Requirement →
Using the data beneath this instruction, retype only the lines from the one that contains "Write a web" down to the one that contains "const xMax = 6.425;", both included, exactly as they appear.
Start Task inputs
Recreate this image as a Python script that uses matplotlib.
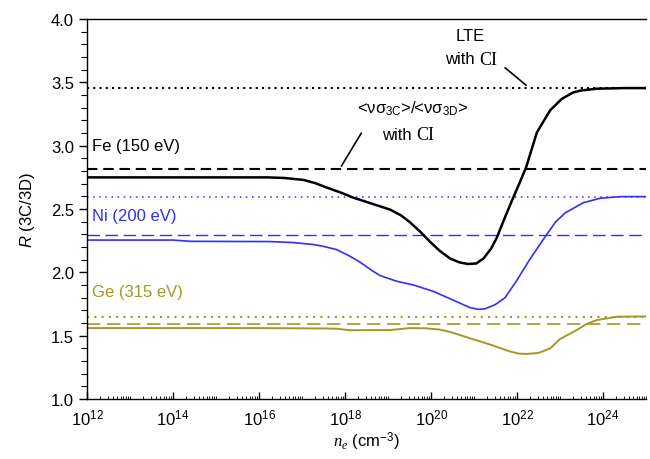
End Task inputs
Start Task inputs
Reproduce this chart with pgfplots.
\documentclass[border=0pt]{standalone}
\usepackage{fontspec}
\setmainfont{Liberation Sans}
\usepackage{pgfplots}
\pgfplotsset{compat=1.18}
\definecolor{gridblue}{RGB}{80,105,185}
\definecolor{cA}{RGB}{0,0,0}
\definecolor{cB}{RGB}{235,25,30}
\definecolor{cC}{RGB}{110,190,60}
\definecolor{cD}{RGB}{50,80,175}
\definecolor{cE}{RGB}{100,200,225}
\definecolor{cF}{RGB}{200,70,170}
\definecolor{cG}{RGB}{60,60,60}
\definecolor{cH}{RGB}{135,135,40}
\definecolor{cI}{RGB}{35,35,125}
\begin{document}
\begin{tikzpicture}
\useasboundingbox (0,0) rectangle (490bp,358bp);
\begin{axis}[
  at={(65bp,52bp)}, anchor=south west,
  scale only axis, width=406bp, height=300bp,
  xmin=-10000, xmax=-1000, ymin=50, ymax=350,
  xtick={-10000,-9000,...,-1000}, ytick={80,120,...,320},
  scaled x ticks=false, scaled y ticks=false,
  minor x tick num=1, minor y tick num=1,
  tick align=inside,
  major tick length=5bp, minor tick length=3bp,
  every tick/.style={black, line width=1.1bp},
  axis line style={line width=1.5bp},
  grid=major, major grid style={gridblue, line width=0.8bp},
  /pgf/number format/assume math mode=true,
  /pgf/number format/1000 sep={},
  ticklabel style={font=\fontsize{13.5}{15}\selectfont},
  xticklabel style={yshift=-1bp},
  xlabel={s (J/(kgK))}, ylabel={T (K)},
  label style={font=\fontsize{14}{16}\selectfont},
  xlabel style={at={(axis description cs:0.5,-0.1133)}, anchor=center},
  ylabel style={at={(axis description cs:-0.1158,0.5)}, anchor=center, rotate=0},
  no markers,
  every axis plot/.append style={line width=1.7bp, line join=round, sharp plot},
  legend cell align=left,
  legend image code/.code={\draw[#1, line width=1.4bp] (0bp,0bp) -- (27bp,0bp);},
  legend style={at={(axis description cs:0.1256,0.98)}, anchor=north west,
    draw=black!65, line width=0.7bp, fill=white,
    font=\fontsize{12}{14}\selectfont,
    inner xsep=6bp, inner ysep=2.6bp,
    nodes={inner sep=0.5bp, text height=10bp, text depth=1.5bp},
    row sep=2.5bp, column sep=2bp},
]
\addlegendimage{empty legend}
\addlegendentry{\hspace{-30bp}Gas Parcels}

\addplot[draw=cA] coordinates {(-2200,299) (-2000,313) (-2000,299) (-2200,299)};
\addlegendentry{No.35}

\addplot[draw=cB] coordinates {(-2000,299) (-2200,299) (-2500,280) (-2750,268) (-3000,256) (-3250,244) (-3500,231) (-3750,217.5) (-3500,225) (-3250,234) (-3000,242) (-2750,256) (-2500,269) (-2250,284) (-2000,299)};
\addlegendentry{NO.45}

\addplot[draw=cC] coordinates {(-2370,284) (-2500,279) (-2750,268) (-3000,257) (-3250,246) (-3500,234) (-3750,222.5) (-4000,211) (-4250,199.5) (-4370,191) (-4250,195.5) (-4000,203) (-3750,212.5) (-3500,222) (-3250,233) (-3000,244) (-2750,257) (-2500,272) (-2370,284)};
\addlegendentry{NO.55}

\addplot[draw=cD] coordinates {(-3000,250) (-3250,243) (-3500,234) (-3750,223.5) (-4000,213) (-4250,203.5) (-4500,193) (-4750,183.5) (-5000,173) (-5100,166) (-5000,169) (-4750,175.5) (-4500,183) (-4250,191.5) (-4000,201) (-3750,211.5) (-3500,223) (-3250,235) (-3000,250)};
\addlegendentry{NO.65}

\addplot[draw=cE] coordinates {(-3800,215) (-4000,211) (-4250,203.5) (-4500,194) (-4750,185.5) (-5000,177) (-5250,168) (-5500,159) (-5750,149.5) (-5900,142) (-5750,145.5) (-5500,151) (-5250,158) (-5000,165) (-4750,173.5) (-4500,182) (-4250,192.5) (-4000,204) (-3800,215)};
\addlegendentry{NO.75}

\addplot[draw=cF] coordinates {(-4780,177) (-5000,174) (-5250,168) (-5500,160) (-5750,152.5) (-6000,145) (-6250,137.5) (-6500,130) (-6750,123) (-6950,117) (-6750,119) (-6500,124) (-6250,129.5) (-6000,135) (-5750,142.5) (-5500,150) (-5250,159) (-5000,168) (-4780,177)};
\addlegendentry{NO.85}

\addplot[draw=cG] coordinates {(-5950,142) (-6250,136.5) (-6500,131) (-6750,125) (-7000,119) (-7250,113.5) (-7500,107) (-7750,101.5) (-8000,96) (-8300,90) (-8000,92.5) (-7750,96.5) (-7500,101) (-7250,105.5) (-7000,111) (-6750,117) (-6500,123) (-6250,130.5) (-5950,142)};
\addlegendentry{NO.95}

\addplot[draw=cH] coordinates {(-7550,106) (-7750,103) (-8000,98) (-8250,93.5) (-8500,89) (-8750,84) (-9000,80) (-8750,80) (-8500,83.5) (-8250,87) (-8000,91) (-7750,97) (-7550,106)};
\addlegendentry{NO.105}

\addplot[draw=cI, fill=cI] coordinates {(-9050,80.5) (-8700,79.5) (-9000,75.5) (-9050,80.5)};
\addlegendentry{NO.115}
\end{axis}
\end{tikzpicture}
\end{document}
End Task inputs
Start Task inputs
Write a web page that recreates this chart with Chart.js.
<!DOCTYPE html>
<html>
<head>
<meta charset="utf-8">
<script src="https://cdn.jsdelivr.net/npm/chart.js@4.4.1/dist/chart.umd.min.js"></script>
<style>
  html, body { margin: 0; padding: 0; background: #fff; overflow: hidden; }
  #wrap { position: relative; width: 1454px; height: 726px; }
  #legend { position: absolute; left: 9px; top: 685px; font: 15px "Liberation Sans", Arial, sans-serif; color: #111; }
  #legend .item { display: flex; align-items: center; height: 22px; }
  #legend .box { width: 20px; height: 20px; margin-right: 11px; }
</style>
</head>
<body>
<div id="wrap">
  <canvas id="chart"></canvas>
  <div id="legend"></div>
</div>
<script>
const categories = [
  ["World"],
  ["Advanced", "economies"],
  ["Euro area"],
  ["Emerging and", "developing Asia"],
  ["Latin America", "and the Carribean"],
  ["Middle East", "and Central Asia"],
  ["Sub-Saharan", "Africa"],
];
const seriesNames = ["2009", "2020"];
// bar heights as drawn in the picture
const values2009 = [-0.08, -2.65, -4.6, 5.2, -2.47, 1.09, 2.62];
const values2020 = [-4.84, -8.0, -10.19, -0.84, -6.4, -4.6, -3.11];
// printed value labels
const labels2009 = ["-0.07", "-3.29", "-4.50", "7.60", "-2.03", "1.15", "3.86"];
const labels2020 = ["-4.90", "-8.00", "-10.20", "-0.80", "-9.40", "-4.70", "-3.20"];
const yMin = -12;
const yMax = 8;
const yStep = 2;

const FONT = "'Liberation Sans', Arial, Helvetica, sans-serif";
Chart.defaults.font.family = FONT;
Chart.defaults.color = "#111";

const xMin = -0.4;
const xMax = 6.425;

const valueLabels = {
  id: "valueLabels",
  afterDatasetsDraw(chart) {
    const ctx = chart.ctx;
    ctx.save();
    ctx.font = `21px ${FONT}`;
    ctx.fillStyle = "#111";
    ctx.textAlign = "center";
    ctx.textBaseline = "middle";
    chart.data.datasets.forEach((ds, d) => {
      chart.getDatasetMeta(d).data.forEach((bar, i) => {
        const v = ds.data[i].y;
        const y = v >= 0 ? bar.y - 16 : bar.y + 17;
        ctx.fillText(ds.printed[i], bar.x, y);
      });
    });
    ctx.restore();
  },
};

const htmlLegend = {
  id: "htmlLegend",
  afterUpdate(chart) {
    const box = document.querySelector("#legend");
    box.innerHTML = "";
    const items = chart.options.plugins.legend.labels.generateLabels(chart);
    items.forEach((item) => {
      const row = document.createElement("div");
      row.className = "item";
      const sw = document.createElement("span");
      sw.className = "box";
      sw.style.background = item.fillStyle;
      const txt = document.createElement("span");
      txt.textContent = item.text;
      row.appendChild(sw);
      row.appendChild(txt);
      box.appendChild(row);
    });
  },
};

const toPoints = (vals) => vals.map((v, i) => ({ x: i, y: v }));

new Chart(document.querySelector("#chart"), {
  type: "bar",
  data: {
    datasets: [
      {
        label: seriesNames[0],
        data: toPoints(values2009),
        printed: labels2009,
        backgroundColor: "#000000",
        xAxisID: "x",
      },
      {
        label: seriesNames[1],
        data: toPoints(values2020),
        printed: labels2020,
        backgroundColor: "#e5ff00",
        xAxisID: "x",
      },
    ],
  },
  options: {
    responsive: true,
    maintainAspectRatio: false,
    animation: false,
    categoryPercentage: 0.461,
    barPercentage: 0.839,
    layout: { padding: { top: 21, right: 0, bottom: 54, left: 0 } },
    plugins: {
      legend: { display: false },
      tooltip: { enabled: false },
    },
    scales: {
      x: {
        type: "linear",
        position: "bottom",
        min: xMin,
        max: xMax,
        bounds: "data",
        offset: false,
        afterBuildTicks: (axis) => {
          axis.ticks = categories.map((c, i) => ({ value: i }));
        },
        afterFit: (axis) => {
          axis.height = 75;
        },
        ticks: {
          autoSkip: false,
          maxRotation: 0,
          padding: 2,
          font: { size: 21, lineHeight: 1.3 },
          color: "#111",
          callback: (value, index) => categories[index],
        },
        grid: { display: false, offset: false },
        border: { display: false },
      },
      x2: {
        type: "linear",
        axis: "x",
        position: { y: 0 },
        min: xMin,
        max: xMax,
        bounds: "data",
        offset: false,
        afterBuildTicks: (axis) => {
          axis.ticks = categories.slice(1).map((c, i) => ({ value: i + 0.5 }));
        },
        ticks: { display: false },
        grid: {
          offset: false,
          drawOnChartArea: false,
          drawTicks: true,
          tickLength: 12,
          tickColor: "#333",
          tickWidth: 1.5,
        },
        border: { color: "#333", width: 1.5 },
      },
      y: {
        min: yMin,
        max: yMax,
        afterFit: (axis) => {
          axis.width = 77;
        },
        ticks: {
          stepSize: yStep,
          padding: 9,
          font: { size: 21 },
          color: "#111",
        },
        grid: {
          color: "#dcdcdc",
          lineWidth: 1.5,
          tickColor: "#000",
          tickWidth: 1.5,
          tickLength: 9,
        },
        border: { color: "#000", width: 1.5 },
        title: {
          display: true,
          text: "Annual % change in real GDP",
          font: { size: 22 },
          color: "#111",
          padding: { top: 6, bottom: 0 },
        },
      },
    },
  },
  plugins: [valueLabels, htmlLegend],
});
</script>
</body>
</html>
End Task inputs
Output of the exercise →
Write a web page that recreates this chart with Chart.js.
<!DOCTYPE html>
<html>
<head>
<meta charset="utf-8">
<script src="https://cdn.jsdelivr.net/npm/chart.js@4.4.1/dist/chart.umd.min.js"></script>
<style>
  html, body { margin: 0; padding: 0; background: #fff; overflow: hidden; }
  #wrap { position: relative; width: 1454px; height: 726px; }
  #legend { position: absolute; left: 9px; top: 685px; font: 15px "Liberation Sans", Arial, sans-serif; color: #111; }
  #legend .item { display: flex; align-items: center; height: 22px; }
  #legend .box { width: 20px; height: 20px; margin-right: 11px; }
</style>
</head>
<body>
<div id="wrap">
  <canvas id="chart"></canvas>
  <div id="legend"></div>
</div>
<script>
const categories = [
  ["World"],
  ["Advanced", "economies"],
  ["Euro area"],
  ["Emerging and", "developing Asia"],
  ["Latin America", "and the Carribean"],
  ["Middle East", "and Central Asia"],
  ["Sub-Saharan", "Africa"],
];
const seriesNames = ["2009", "2020"];
// bar heights as drawn in the picture
const values2009 = [-0.08, -2.65, -4.6, 5.2, -2.47, 1.09, 2.62];
const values2020 = [-4.84, -8.0, -10.19, -0.84, -6.4, -4.6, -3.11];
// printed value labels
const labels2009 = ["-0.07", "-3.29", "-4.50", "7.60", "-2.03", "1.15", "3.86"];
const labels2020 = ["-4.90", "-8.00", "-10.20", "-0.80", "-9.40", "-4.70", "-3.20"];
const yMin = -12;
const yMax = 8;
const yStep = 2;

const FONT = "'Liberation Sans', Arial, Helvetica, sans-serif";
Chart.defaults.font.family = FONT;
Chart.defaults.color = "#111";

const xMin = -0.4;
const xMax = 6.425;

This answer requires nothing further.